■ **Dataset content**
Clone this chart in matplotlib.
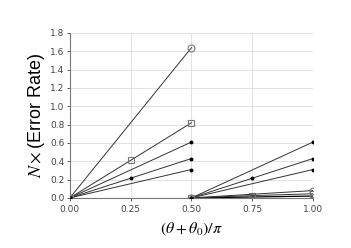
import matplotlib
matplotlib.use("Agg")
import matplotlib.pyplot as plt

plt.rcParams["mathtext.fontset"] = "stix"
plt.rcParams["font.family"] = ["Liberation Sans", "DejaVu Sans"]

# left group: theta from 0 to 0.5
circle_left_x = [0.0, 0.5]
circle_left_y = [0.0, 1.64]
square_left_x = [0.0, 0.25, 0.5]
square_left_y = [0.0, 0.41, 0.82]
dot_left_x = [[0.0, 0.5], [0.0, 0.25, 0.5], [0.0, 0.5]]
dot_left_y = [[0.0, 0.61], [0.0, 0.215, 0.43], [0.0, 0.31]]

# right group: theta from 0.5 to 1.0
circle_right_x = [0.5, 1.0]
circle_right_y = [0.0, 0.08]
square_right_x = [0.5, 0.75, 1.0]
square_right_y = [0.0, 0.025, 0.045]
plain_right_x = [0.5, 1.0]
plain_right_y = [0.0, 0.02]
dot_right_x = [[0.5, 1.0], [0.5, 0.75, 1.0], [0.5, 1.0]]
dot_right_y = [[0.0, 0.61], [0.0, 0.215, 0.43], [0.0, 0.31]]

xticks = [0.0, 0.25, 0.5, 0.75, 1.0]
yticks = [0.0, 0.2, 0.4, 0.6, 0.8, 1.0, 1.2, 1.4, 1.6, 1.8]

line_color = "#333333"
marker_edge = "#777777"

fig = plt.figure(figsize=(3.51, 2.48), dpi=100)
ax = fig.add_axes([0.199, 0.202, 0.693, 0.665])

for xs, ys in zip(dot_left_x + dot_right_x, dot_left_y + dot_right_y):
    ax.plot(xs, ys, color=line_color, lw=0.7, marker="o", ms=1.8,
            mfc="black", mec="black", zorder=3)

ax.plot(plain_right_x, plain_right_y, color="black", lw=0.9, zorder=3)

for xs, ys in [(square_left_x, square_left_y), (square_right_x, square_right_y)]:
    ax.plot(xs, ys, color=line_color, lw=0.7, marker="s", ms=5,
            mfc="none", mec=marker_edge, mew=0.8, zorder=4)

for xs, ys in [(circle_left_x, circle_left_y), (circle_right_x, circle_right_y)]:
    ax.plot(xs, ys, color=line_color, lw=0.7, marker="o", ms=5,
            mfc="none", mec=marker_edge, mew=0.8, zorder=4)

ax.set_xlim(0, 1)
ax.set_ylim(0, 1.8)
ax.set_xticks(xticks)
ax.set_yticks(yticks)
ax.set_xticklabels(["%.2f" % v for v in xticks], family="DejaVu Sans")
ax.set_yticklabels(["%.1f" % v for v in yticks], family="DejaVu Sans")
ax.tick_params(labelsize=6.5, colors="#444444", length=2, width=0.6, pad=2)
ax.tick_params(axis="x", pad=3)

ax.grid(True, color="#dddddd", lw=0.6)
ax.set_axisbelow(True)
for side in ["top", "right"]:
    ax.spines[side].set_visible(False)
for side in ["left", "bottom"]:
    ax.spines[side].set_color("#777777")
    ax.spines[side].set_linewidth(0.8)

ax.set_ylabel(r"$N\times$(Error Rate)", fontsize=13, labelpad=2)
ax.set_xlabel(r"$\left(\theta+\theta_0\right)/\pi$", fontsize=11.5, labelpad=5)

fig.savefig("out.png", dpi=100)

■ **Objective**
Working from the material above, transcribe it exactly while omitting pictures.

■ **Written response**
Clone this chart in matplotlib.
import matplotlib
matplotlib.use("Agg")
import matplotlib.pyplot as plt

plt.rcParams["mathtext.fontset"] = "stix"
plt.rcParams["font.family"] = ["Liberation Sans", "DejaVu Sans"]

# left group: theta from 0 to 0.5
circle_left_x = [0.0, 0.5]
circle_left_y = [0.0, 1.64]
square_left_x = [0.0, 0.25, 0.5]
square_left_y = [0.0, 0.41, 0.82]
dot_left_x = [[0.0, 0.5], [0.0, 0.25, 0.5], [0.0, 0.5]]
dot_left_y = [[0.0, 0.61], [0.0, 0.215, 0.43], [0.0, 0.31]]

# right group: theta from 0.5 to 1.0
circle_right_x = [0.5, 1.0]
circle_right_y = [0.0, 0.08]
square_right_x = [0.5, 0.75, 1.0]
square_right_y = [0.0, 0.025, 0.045]
plain_right_x = [0.5, 1.0]
plain_right_y = [0.0, 0.02]
dot_right_x = [[0.5, 1.0], [0.5, 0.75, 1.0], [0.5, 1.0]]
dot_right_y = [[0.0, 0.61], [0.0, 0.215, 0.43], [0.0, 0.31]]

xticks = [0.0, 0.25, 0.5, 0.75, 1.0]
yticks = [0.0, 0.2, 0.4, 0.6, 0.8, 1.0, 1.2, 1.4, 1.6, 1.8]

line_color = "#333333"
marker_edge = "#777777"

fig = plt.figure(figsize=(3.51, 2.48), dpi=100)
ax = fig.add_axes([0.199, 0.202, 0.693, 0.665])

for xs, ys in zip(dot_left_x + dot_right_x, dot_left_y + dot_right_y):
    ax.plot(xs, ys, color=line_color, lw=0.7, marker="o", ms=1.8,
            mfc="black", mec="black", zorder=3)

ax.plot(plain_right_x, plain_right_y, color="black", lw=0.9, zorder=3)

for xs, ys in [(square_left_x, square_left_y), (square_right_x, square_right_y)]:
    ax.plot(xs, ys, color=line_color, lw=0.7, marker="s", ms=5,
            mfc="none", mec=marker_edge, mew=0.8, zorder=4)

for xs, ys in [(circle_left_x, circle_left_y), (circle_right_x, circle_right_y)]:
    ax.plot(xs, ys, color=line_color, lw=0.7, marker="o", ms=5,
            mfc="none", mec=marker_edge, mew=0.8, zorder=4)

ax.set_xlim(0, 1)
ax.set_ylim(0, 1.8)
ax.set_xticks(xticks)
ax.set_yticks(yticks)
ax.set_xticklabels(["%.2f" % v for v in xticks], family="DejaVu Sans")
ax.set_yticklabels(["%.1f" % v for v in yticks], family="DejaVu Sans")
ax.tick_params(labelsize=6.5, colors="#444444", length=2, width=0.6, pad=2)
ax.tick_params(axis="x", pad=3)

ax.grid(True, color="#dddddd", lw=0.6)
ax.set_axisbelow(True)
for side in ["top", "right"]:
    ax.spines[side].set_visible(False)
for side in ["left", "bottom"]:
    ax.spines[side].set_color("#777777")
    ax.spines[side].set_linewidth(0.8)

ax.set_ylabel(r"$N\times$(Error Rate)", fontsize=13, labelpad=2)
ax.set_xlabel(r"$\left(\theta+\theta_0\right)/\pi$", fontsize=11.5, labelpad=5)

fig.savefig("out.png", dpi=100)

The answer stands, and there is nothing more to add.